A seguire il dibattito degli ultimi giorni sembrerebbe di no. Basta infatti che qualcuno (conduttore tv, ospite, opinionista, ecc) sollevi una domanda del genere e subito parte il coro indignato: «Volete colpevolizzare le vittime». O in versione Fratelli Grimm: «Volete dire che se il lupo è cattivo la responsabilità è di Cappuccetto Rosso». No. Ovviamente no. Le vittime non vanno mai colpevolizzate, e Cappuccetto Rosso può stare tranquilla: non esiste alcun tipo di situazione che non dico giustifichi ma nemmeno spieghi un gesto orrendo come lo stupro, e neppure altri gesti appena un po’ meno orrendi ma comunque sempre molto criminali come un’aggressione o una rapina. Chi viene stuprato o stuprata, ovviamente, non ha colpe. Né, ovviamente, chi viene aggredito, aggredita, rapinato o rapinata. Non ci piove. Ma, detto ciò, per l’amor del cielo, cerchiamo di tornare con i piedi sulla terra: c’è qualcuno di voi che non s’è mai sentito dire dai genitori, oppure non ha mai detto ai figli, «stai attento» o «stai attenta»? E perché dovremmo smettere di dirlo proprio ora che le situazioni pericolose si moltiplicano nelle nostre città?
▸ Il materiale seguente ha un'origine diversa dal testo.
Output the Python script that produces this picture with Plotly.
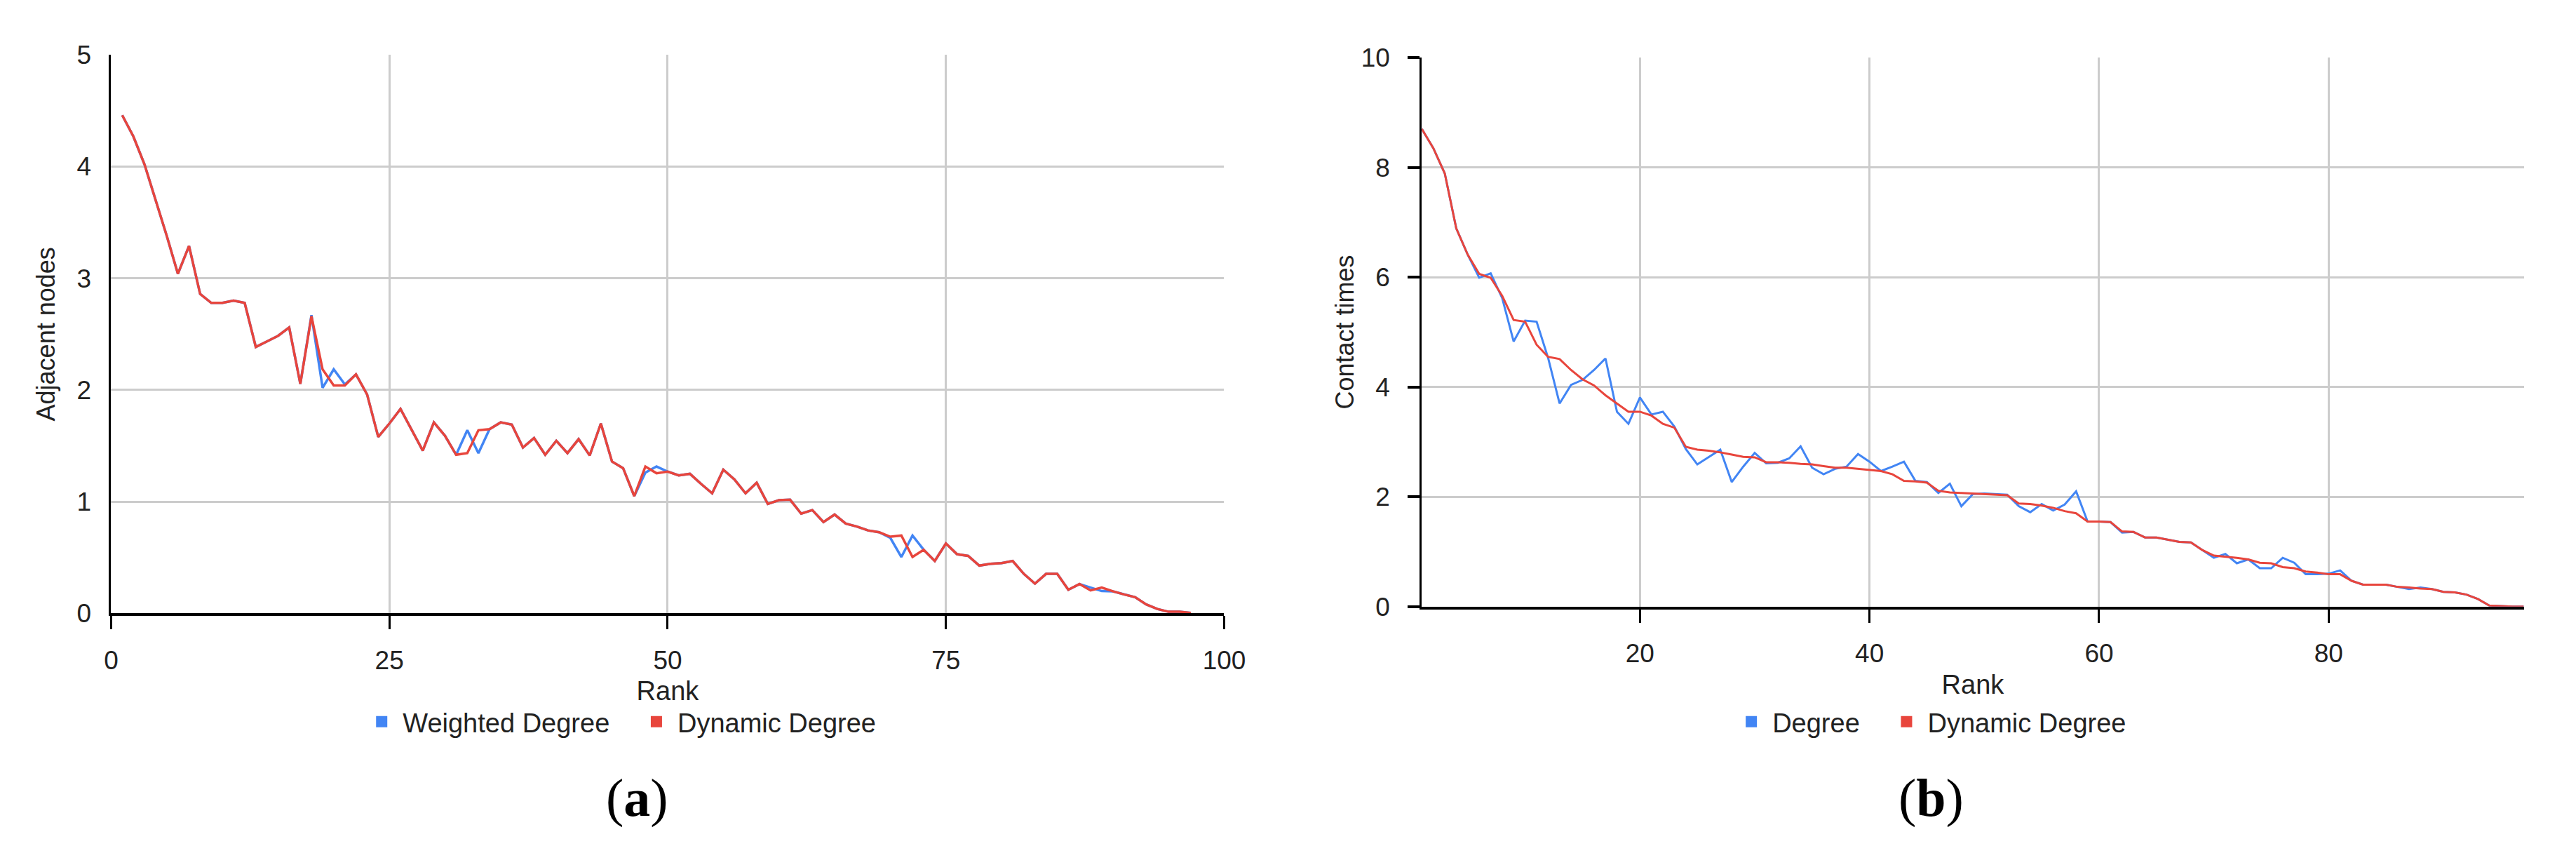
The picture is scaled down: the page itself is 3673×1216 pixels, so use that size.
import plotly.graph_objects as go

# rank on the x axis (both panels)
rank = list(range(1, 98))

# (a) adjacent nodes
weighted_degree = [4.46, 4.27, 4.02, 3.70, 3.38, 3.04, 3.29, 2.86, 2.78, 2.78,
                   2.80, 2.78, 2.385, 2.435, 2.485, 2.56, 2.055, 2.67, 2.02, 2.185,
                   2.05, 2.14, 1.96, 1.58, 1.70, 1.83, 1.64, 1.457, 1.71, 1.59,
                   1.42, 1.64, 1.435, 1.65, 1.71, 1.69, 1.485, 1.57, 1.42, 1.545,
                   1.435, 1.56, 1.415, 1.70, 1.36, 1.30, 1.05, 1.26, 1.315, 1.27,
                   1.236, 1.25, 1.16, 1.075, 1.287, 1.20, 1.075, 1.17, 0.98, 1.014,
                   1.018, 0.893, 0.925, 0.818, 0.885, 0.804, 0.778, 0.743, 0.727, 0.677,
                   0.505, 0.697, 0.57, 0.469, 0.626, 0.53, 0.515, 0.428, 0.444, 0.45,
                   0.469, 0.354, 0.267, 0.354, 0.354, 0.212, 0.263, 0.232, 0.20, 0.198,
                   0.17, 0.145, 0.08, 0.04, 0.015, 0.015, 0.005]
dynamic_degree_a = [4.46, 4.27, 4.02, 3.70, 3.38, 3.04, 3.29, 2.86, 2.78, 2.78,
                    2.80, 2.78, 2.385, 2.435, 2.485, 2.56, 2.055, 2.66, 2.185, 2.04,
                    2.04, 2.14, 1.96, 1.58, 1.70, 1.83, 1.64, 1.457, 1.71, 1.59,
                    1.42, 1.435, 1.64, 1.65, 1.71, 1.69, 1.485, 1.57, 1.42, 1.545,
                    1.435, 1.56, 1.415, 1.70, 1.36, 1.30, 1.05, 1.315, 1.255, 1.27,
                    1.236, 1.25, 1.16, 1.075, 1.287, 1.20, 1.075, 1.17, 0.98, 1.014,
                    1.018, 0.893, 0.925, 0.818, 0.885, 0.804, 0.778, 0.743, 0.727, 0.687,
                    0.697, 0.505, 0.57, 0.469, 0.626, 0.53, 0.515, 0.428, 0.444, 0.45,
                    0.469, 0.354, 0.267, 0.354, 0.354, 0.212, 0.263, 0.206, 0.232, 0.198,
                    0.17, 0.145, 0.08, 0.04, 0.015, 0.015, 0.005]

# (b) contact times
degree = [8.70, 8.35, 7.89, 6.89, 6.41, 5.99, 6.07, 5.62, 4.83, 5.21,
          5.19, 4.53, 3.70, 4.04, 4.13, 4.31, 4.52, 3.55, 3.33, 3.81,
          3.50, 3.55, 3.28, 2.87, 2.59, 2.73, 2.86, 2.27, 2.55, 2.80,
          2.61, 2.62, 2.70, 2.92, 2.53, 2.41, 2.51, 2.55, 2.78, 2.64,
          2.47, 2.55, 2.64, 2.29, 2.27, 2.07, 2.24, 1.83, 2.05, 2.06,
          2.05, 2.04, 1.83, 1.72, 1.87, 1.75, 1.86, 2.10, 1.55, 1.55,
          1.54, 1.35, 1.36, 1.26, 1.26, 1.22, 1.18, 1.17, 1.03, 0.89,
          0.96, 0.79, 0.86, 0.70, 0.70, 0.89, 0.80, 0.59, 0.59, 0.60,
          0.66, 0.47, 0.40, 0.40, 0.40, 0.36, 0.32, 0.35, 0.32, 0.27,
          0.26, 0.22, 0.14, 0.02, 0.01, 0.0, 0.0]
dynamic_degree_b = [8.70, 8.35, 7.89, 6.89, 6.41, 6.06, 5.99, 5.66, 5.22, 5.19,
                    4.77, 4.55, 4.51, 4.31, 4.14, 4.03, 3.85, 3.70, 3.55, 3.55,
                    3.48, 3.33, 3.26, 2.91, 2.86, 2.84, 2.81, 2.77, 2.73, 2.72,
                    2.63, 2.63, 2.62, 2.60, 2.59, 2.56, 2.53, 2.53, 2.51, 2.49,
                    2.47, 2.41, 2.29, 2.28, 2.26, 2.11, 2.08, 2.07, 2.06, 2.05,
                    2.04, 2.03, 1.88, 1.87, 1.84, 1.80, 1.74, 1.70, 1.55, 1.55,
                    1.54, 1.37, 1.36, 1.26, 1.26, 1.22, 1.18, 1.17, 1.03, 0.93,
                    0.91, 0.89, 0.86, 0.80, 0.79, 0.72, 0.70, 0.64, 0.62, 0.59,
                    0.59, 0.47, 0.40, 0.40, 0.40, 0.36, 0.35, 0.33, 0.32, 0.27,
                    0.26, 0.22, 0.14, 0.02, 0.01, 0.0, 0.0]

ticks_a_x = [0, 25, 50, 75, 100]
ticks_a_y = [0, 1, 2, 3, 4, 5]
ticks_b_x = [20, 40, 60, 80]
ticks_b_y = [0, 2, 4, 6, 8, 10]

BLUE = "#4285F4"
RED = "#E8453C"
GRID = "#cccccc"
FONT = "Liberation Sans, Arial, sans-serif"
W, H = 3673, 1216
PAD = "\u00a0" * 3  # extra room between legend entries

fig = go.Figure()

# lines (blue under red)
fig.add_trace(go.Scatter(x=rank, y=weighted_degree, mode="lines", line=dict(color=BLUE, width=3.5),
                         xaxis="x", yaxis="y", showlegend=False))
fig.add_trace(go.Scatter(x=rank, y=dynamic_degree_a, mode="lines", line=dict(color=RED, width=3.5),
                         xaxis="x", yaxis="y", showlegend=False))
fig.add_trace(go.Scatter(x=rank, y=degree, mode="lines", line=dict(color=BLUE, width=3),
                         xaxis="x2", yaxis="y2", showlegend=False))
fig.add_trace(go.Scatter(x=rank, y=dynamic_degree_b, mode="lines", line=dict(color=RED, width=3),
                         xaxis="x2", yaxis="y2", showlegend=False))

# square legend keys like the original
for name, col, xa, ya, lg in [("Weighted Degree" + PAD, BLUE, "x", "y", "legend"),
                              ("Dynamic Degree", RED, "x", "y", "legend"),
                              ("Degree" + PAD, BLUE, "x2", "y2", "legend2"),
                              ("Dynamic Degree", RED, "x2", "y2", "legend2")]:
    fig.add_trace(go.Scatter(x=[None], y=[None], mode="markers", name=name,
                             marker=dict(symbol="square", size=17, color=col),
                             xaxis=xa, yaxis=ya, legend=lg))

tickfont = dict(family=FONT, size=37, color="#222222")
xtitlefont = dict(family=FONT, size=38, color="#222222")
ytitlefont = dict(family=FONT, size=36, color="#222222")
legfont = dict(family=FONT, size=38, color="#222222")

xa_dom = [142 / W, 1747 / W]
ya_dom = [1 - 876 / H, 1 - 52 / H]
xb_dom = [2032 / W, 3621 / W]
yb_dom = [1 - 866 / H, 1 - 56 / H]

fig.update_layout(
    width=W, height=H,
    margin=dict(l=0, r=0, t=0, b=0),
    paper_bgcolor="white", plot_bgcolor="white",
    showlegend=True,
    xaxis=dict(domain=xa_dom, anchor="y", range=[0, 100], tickvals=ticks_a_x,
               showgrid=True, gridcolor=GRID, gridwidth=3, zeroline=False,
               showline=True, linecolor="black", linewidth=4,
               ticks="outside", ticklen=19, tickwidth=3, tickcolor="black",
               ticklabelstandoff=12, tickfont=tickfont,
               title=dict(text="Rank", font=xtitlefont, standoff=12)),
    yaxis=dict(domain=ya_dom, anchor="x", range=[0, 5], tickvals=ticks_a_y,
               showgrid=True, gridcolor=GRID, gridwidth=3, zeroline=False,
               showline=True, linecolor="black", linewidth=3, ticks="",
               ticklabelstandoff=18, tickfont=tickfont,
               title=dict(text="Adjacent nodes", font=ytitlefont, standoff=20)),
    xaxis3=dict(domain=xa_dom, anchor="y", overlaying="x", range=[0, 100], tickvals=ticks_a_x,
                showgrid=False, zeroline=False, showline=False, showticklabels=False,
                ticks="inside", ticklen=19, tickwidth=3, tickcolor="black"),
    xaxis2=dict(domain=xb_dom, anchor="y2", range=[1, 97], tickvals=ticks_b_x,
                showgrid=True, gridcolor=GRID, gridwidth=3, zeroline=False,
                showline=True, linecolor="black", linewidth=4,
                ticks="outside", ticklen=19, tickwidth=3, tickcolor="black",
                ticklabelstandoff=12, tickfont=tickfont,
                title=dict(text="Rank", font=xtitlefont, standoff=12)),
    yaxis2=dict(domain=yb_dom, anchor="x2", range=[0, 10], tickvals=ticks_b_y,
                showgrid=True, gridcolor=GRID, gridwidth=3, zeroline=False,
                showline=True, linecolor="black", linewidth=3,
                ticks="outside", ticklen=17, tickwidth=4, tickcolor="black",
                ticklabelstandoff=18, tickfont=tickfont,
                title=dict(text="Contact times", font=ytitlefont, standoff=0)),
    xaxis4=dict(domain=xb_dom, anchor="y2", overlaying="x2", range=[1, 97], tickvals=ticks_b_x,
                showgrid=False, zeroline=False, showline=False, showticklabels=False,
                ticks="inside", ticklen=19, tickwidth=3, tickcolor="black"),
    yaxis4=dict(domain=yb_dom, anchor="x2", overlaying="y2", range=[0, 10], tickvals=ticks_b_y,
                showgrid=False, zeroline=False, showline=False, showticklabels=False,
                ticks="inside", ticklen=17, tickwidth=4, tickcolor="black"),
    legend=dict(orientation="h", x=876 / W, y=1 - 1036 / H, xanchor="center", yanchor="middle",
                font=legfont, itemwidth=50, bgcolor="rgba(0,0,0,0)"),
    legend2=dict(orientation="h", x=2765 / W, y=1 - 1036 / H, xanchor="center", yanchor="middle",
                 font=legfont, itemwidth=50, bgcolor="rgba(0,0,0,0)"),
    annotations=[
        dict(text="(<b>a</b>)", x=901 / W, y=1 - 1148 / H, xref="paper", yref="paper",
             xanchor="center", yanchor="middle", showarrow=False,
             font=dict(family="Liberation Serif, serif", size=76, color="black")),
        dict(text="(<b>b</b>)", x=2766 / W, y=1 - 1148 / H, xref="paper", yref="paper",
             xanchor="center", yanchor="middle", showarrow=False,
             font=dict(family="Liberation Serif, serif", size=76, color="black")),
    ],
)

fig.write_html("out.html")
Mia figlia Sara, 23 anni, vive da sola a Torino e frequenta un corso universitario in una zona della città piuttosto, diciamo così, turbolenta. Ogni tanto le capita di fare tardi, ci sono lezioni che finiscono a sera più che inoltrata. Ogni volta che la sento, le ripeto: «Stai attenta». Le dico: «Non uscire da sola». Le suggerisco: «Guardati intorno». Mia figlia Camilla, 20 anni, usa i treni regionali per andare all’università a Milano. Capita spesso di leggere di violenze e aggressioni a bordo. E così, ogni volta che mi capita, le ripeto: «Stai attenta». «Non stare nello scompartimento da sola». «Guardati intorno». Sto forse colpevolizzando le mie figlie? Sto pensando che se succedesse qualcosa sarebbe colpa loro? Le sto ritenendo responsabili di eventuali violenze che (Dio non voglia) potrebbero accadere? Certo che no. Così come non credo di colpevolizzarle se dico loro che non bisogna mai stordirsi con droghe e alcol, e che per di più farlo in presenza di sconosciuti può diventare molto pericoloso. Sbaglio?
Certo: ci vogliono pene dure per chi stupra e aggredisce. Condanne severe da fare rispettare. Ma per fermare quest’orrore temo non basti. Bisogna anche smetterla di perdonare ai ragazzi quella che oggi sta diventando una pericolosa quotidianità. Non può passare l’idea che una serata sia riuscita solo se c’è lo sballo. Non può passare l’idea che il divertimento sia solo stordimento. E abuso di alcol e droghe siano routine. Non si possono tollerare le scene che si vedono regolarmente fuori dai locali con giovanissimi trasformati in zombie, che barcollano e poi crollano, incapaci di controllare i loro cervelli e tanto meno i loro istinti. Non bisogna colpevolizzare le vittime, certo. Ma se, per non colpevolizzare le vittime si assolve tutto ciò che le circonda, non si riuscirà mai a venire a capo di un problema che già era grande. E ora, dopo lockdown eccessivi e segregazioni assurde, sta diventando insostenibile.
In questo mondo al contrario (cit. generale Vannacci) sembra che ogni eccesso sia diventato normale, e che la normalità sia invece eccessiva. È normale stordirsi e denudarsi con il primo che passa; non è normale avvertire: «Stai attento a comportarti così». Non può essere. Va detto. Senza offendere nessuno, tanto meno Cappuccetto Rosso. Ma bisogna dirlo. Così come bisogna dire che è stato criminale trasformare il porno in routine e OnlyFans in una moda, aver sdoganato la mercificazione del corpo e aver eletto Pornhub a fonte primaria di conoscenza sessuale, come se tutto ciò che si vede lì, violenze e ammucchiate, fosse la regola. Bisogna dire ai ragazzi che quel che si vede lì (e vedono sempre prima: cominciano a sette anni, dicono le ultime ricerche) non è la realtà. È una deformazione mostruosa e pericolosa della realtà. Dalla quale bisogna stare attenti, per l’appunto. Sempre se si può ancora dire.